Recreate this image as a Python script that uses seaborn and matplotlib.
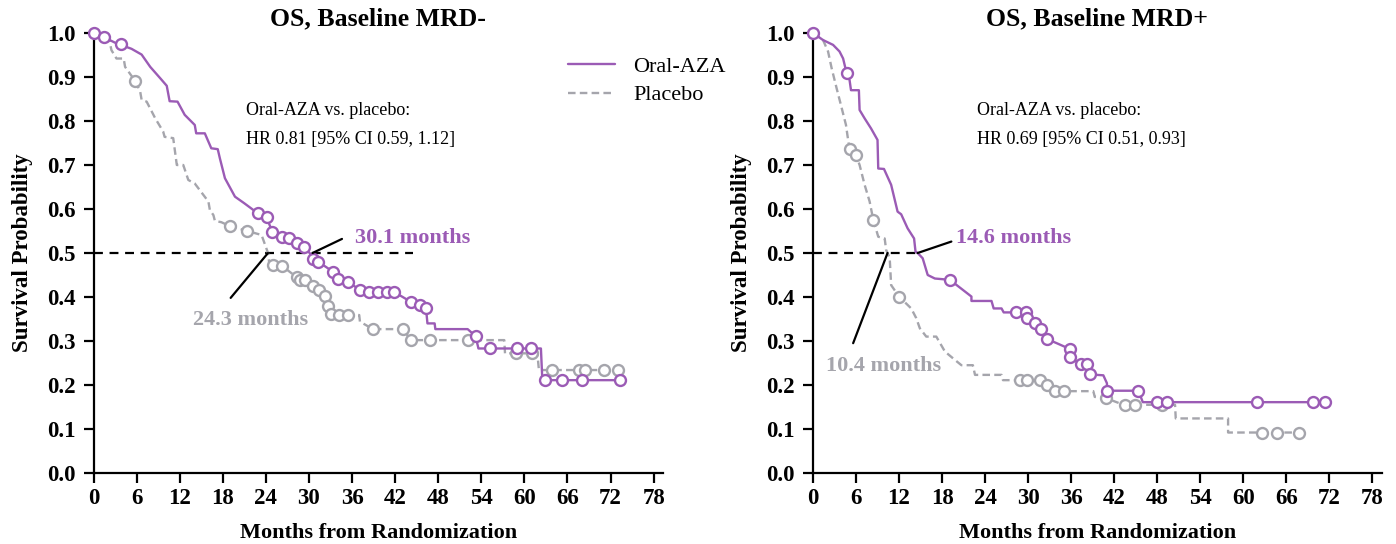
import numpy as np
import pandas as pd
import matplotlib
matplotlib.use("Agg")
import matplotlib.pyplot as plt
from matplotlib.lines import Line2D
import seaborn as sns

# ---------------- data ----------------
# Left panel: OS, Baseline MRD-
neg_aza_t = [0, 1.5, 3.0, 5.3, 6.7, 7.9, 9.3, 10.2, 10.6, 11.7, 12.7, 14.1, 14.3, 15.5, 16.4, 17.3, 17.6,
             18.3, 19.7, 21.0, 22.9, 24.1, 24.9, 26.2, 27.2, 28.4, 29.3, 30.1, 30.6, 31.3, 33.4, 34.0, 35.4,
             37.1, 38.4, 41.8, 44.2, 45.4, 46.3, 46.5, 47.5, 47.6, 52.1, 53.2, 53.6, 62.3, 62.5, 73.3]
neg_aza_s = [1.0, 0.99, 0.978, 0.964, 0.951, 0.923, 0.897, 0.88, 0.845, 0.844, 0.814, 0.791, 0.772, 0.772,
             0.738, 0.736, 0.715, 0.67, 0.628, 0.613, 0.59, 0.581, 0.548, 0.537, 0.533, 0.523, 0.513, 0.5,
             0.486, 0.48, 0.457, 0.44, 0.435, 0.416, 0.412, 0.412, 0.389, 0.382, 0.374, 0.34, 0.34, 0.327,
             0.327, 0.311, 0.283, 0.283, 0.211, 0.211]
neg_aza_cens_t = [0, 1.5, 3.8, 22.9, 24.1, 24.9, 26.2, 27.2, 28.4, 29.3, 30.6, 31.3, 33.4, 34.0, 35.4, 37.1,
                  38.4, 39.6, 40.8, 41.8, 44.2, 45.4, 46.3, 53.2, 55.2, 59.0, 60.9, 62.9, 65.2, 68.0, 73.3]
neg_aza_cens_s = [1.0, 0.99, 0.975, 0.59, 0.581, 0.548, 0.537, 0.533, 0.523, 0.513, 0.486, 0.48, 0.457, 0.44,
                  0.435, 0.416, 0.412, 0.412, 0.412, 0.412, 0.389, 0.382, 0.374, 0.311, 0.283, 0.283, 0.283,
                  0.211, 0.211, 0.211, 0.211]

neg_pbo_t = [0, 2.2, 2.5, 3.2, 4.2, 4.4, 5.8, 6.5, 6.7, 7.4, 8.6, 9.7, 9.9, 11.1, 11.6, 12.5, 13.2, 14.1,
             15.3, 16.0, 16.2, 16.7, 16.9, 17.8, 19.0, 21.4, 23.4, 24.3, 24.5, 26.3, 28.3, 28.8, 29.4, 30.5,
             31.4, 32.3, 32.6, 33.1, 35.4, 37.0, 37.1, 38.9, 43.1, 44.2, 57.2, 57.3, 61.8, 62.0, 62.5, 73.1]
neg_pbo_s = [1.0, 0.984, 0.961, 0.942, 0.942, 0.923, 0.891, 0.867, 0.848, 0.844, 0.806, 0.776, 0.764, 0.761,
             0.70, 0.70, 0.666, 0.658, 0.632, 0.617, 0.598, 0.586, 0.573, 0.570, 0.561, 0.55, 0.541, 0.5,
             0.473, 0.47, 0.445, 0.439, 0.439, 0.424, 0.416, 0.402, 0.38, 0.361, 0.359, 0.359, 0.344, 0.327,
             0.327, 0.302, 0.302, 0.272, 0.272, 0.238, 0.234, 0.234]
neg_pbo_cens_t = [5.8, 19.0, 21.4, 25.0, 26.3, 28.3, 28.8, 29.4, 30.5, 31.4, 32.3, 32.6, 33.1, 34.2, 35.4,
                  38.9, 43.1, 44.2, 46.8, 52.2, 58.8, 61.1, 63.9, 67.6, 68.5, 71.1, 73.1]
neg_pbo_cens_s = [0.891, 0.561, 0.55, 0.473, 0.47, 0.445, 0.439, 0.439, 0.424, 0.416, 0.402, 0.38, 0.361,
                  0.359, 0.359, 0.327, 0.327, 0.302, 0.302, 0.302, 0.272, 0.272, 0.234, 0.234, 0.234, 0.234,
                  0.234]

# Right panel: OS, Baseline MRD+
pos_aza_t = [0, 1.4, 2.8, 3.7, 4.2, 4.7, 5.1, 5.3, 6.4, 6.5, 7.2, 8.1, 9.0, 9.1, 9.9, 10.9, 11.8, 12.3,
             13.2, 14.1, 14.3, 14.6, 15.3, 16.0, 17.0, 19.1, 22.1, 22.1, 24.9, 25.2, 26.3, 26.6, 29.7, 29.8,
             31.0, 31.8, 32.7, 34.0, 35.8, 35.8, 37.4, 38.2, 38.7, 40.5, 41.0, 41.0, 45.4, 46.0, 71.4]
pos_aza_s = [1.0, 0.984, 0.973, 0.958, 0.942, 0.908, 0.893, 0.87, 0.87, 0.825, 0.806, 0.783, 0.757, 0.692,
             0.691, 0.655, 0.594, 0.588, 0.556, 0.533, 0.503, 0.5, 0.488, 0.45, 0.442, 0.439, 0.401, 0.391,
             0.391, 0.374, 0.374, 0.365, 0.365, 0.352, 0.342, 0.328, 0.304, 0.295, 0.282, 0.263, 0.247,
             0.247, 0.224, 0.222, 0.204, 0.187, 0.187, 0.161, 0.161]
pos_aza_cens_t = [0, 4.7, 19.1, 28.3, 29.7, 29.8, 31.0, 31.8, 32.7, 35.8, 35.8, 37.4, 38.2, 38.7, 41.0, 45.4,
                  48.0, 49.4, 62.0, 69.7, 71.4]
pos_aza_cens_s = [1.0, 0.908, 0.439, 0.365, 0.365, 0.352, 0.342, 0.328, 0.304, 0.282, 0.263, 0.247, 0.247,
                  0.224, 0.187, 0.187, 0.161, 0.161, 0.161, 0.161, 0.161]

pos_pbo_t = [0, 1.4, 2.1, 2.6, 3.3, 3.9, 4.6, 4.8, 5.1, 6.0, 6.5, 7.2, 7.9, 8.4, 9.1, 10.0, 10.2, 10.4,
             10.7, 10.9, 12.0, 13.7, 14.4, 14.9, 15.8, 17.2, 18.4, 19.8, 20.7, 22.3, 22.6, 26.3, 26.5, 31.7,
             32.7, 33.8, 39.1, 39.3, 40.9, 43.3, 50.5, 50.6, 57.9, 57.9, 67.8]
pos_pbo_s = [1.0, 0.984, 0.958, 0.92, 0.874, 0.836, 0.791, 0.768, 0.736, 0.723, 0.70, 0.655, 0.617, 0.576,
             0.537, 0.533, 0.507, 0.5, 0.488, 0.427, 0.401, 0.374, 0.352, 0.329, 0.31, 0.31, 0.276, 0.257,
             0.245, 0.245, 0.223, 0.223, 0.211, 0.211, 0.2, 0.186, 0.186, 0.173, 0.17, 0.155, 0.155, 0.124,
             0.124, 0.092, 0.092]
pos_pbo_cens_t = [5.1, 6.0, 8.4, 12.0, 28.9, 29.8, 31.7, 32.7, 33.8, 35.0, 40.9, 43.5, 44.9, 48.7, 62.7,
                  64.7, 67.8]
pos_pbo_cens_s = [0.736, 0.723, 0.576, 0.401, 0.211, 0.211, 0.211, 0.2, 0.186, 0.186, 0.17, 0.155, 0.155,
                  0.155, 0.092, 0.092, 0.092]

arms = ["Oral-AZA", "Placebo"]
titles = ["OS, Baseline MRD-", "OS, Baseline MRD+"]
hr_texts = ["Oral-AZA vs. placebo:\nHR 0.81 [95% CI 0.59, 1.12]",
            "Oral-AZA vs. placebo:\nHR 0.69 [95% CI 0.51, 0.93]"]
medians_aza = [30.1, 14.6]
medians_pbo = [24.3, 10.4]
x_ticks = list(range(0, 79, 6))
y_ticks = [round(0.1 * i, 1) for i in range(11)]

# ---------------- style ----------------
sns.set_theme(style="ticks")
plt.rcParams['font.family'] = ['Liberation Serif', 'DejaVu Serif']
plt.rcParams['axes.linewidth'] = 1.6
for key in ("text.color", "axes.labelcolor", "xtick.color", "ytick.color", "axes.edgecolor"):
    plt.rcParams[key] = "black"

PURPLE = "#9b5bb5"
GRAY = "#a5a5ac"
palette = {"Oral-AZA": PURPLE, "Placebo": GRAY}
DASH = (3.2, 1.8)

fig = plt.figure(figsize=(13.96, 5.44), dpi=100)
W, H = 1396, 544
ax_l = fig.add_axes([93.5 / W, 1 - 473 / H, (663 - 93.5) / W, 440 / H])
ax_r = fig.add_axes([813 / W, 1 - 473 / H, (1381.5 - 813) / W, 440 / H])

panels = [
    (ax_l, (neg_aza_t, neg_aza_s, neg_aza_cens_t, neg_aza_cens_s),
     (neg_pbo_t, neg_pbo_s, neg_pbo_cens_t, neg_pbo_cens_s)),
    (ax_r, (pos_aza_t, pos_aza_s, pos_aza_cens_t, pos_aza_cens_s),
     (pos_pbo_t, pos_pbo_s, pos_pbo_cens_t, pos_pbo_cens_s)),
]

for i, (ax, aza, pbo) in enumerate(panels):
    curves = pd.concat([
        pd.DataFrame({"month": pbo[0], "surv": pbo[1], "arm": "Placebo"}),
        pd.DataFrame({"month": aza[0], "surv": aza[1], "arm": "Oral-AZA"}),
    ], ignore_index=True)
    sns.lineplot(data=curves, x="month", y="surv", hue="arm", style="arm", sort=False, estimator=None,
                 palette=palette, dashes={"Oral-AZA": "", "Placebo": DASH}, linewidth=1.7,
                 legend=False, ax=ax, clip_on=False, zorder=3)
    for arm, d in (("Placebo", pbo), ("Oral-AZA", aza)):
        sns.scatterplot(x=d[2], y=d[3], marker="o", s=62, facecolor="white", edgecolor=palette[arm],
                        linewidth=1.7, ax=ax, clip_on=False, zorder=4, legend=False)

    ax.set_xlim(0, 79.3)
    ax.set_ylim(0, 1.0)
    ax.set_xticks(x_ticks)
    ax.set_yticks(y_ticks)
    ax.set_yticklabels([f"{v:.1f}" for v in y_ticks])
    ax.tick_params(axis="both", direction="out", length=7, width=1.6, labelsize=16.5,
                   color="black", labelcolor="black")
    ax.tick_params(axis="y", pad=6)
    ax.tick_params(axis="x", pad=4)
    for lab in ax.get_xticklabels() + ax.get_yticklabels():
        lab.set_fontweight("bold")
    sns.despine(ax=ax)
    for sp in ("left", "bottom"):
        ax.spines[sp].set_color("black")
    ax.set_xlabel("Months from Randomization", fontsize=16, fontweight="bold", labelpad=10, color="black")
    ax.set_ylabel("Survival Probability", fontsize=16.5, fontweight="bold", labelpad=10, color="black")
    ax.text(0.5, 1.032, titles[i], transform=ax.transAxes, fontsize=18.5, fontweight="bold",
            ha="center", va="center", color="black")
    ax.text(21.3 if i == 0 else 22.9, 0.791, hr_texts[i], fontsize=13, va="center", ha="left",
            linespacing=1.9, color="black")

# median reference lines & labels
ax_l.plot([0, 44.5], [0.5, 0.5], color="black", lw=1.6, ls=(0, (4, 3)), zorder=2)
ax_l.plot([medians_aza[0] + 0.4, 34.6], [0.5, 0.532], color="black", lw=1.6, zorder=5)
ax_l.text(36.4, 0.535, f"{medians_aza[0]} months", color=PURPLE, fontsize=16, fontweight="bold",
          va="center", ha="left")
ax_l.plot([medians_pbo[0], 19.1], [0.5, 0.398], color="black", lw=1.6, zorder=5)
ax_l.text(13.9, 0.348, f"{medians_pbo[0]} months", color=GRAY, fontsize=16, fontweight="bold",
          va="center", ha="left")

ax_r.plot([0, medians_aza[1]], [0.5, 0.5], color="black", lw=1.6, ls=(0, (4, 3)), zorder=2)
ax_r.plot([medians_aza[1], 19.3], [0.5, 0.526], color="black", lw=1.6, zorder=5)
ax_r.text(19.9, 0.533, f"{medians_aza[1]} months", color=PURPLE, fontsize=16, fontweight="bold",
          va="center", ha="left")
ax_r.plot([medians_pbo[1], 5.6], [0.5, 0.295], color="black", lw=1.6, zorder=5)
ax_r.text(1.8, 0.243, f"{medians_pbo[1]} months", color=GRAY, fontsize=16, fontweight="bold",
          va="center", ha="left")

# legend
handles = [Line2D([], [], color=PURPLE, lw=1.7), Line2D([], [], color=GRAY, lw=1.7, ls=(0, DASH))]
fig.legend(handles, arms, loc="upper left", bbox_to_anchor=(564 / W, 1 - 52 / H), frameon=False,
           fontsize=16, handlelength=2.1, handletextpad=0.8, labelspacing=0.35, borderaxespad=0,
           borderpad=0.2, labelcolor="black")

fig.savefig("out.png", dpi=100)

**EXERCISE BRIEF**
Restate the material word for word from its first line through the line containing "0.211, 0.211, 0.211, 0.211]", both included; the pictures do not belong in it.

**EXERCISE RESULT**
Recreate this image as a Python script that uses seaborn and matplotlib.
import numpy as np
import pandas as pd
import matplotlib
matplotlib.use("Agg")
import matplotlib.pyplot as plt
from matplotlib.lines import Line2D
import seaborn as sns

# ---------------- data ----------------
# Left panel: OS, Baseline MRD-
neg_aza_t = [0, 1.5, 3.0, 5.3, 6.7, 7.9, 9.3, 10.2, 10.6, 11.7, 12.7, 14.1, 14.3, 15.5, 16.4, 17.3, 17.6,
             18.3, 19.7, 21.0, 22.9, 24.1, 24.9, 26.2, 27.2, 28.4, 29.3, 30.1, 30.6, 31.3, 33.4, 34.0, 35.4,
             37.1, 38.4, 41.8, 44.2, 45.4, 46.3, 46.5, 47.5, 47.6, 52.1, 53.2, 53.6, 62.3, 62.5, 73.3]
neg_aza_s = [1.0, 0.99, 0.978, 0.964, 0.951, 0.923, 0.897, 0.88, 0.845, 0.844, 0.814, 0.791, 0.772, 0.772,
             0.738, 0.736, 0.715, 0.67, 0.628, 0.613, 0.59, 0.581, 0.548, 0.537, 0.533, 0.523, 0.513, 0.5,
             0.486, 0.48, 0.457, 0.44, 0.435, 0.416, 0.412, 0.412, 0.389, 0.382, 0.374, 0.34, 0.34, 0.327,
             0.327, 0.311, 0.283, 0.283, 0.211, 0.211]
neg_aza_cens_t = [0, 1.5, 3.8, 22.9, 24.1, 24.9, 26.2, 27.2, 28.4, 29.3, 30.6, 31.3, 33.4, 34.0, 35.4, 37.1,
                  38.4, 39.6, 40.8, 41.8, 44.2, 45.4, 46.3, 53.2, 55.2, 59.0, 60.9, 62.9, 65.2, 68.0, 73.3]
neg_aza_cens_s = [1.0, 0.99, 0.975, 0.59, 0.581, 0.548, 0.537, 0.533, 0.523, 0.513, 0.486, 0.48, 0.457, 0.44,
                  0.435, 0.416, 0.412, 0.412, 0.412, 0.412, 0.389, 0.382, 0.374, 0.311, 0.283, 0.283, 0.283,
                  0.211, 0.211, 0.211, 0.211]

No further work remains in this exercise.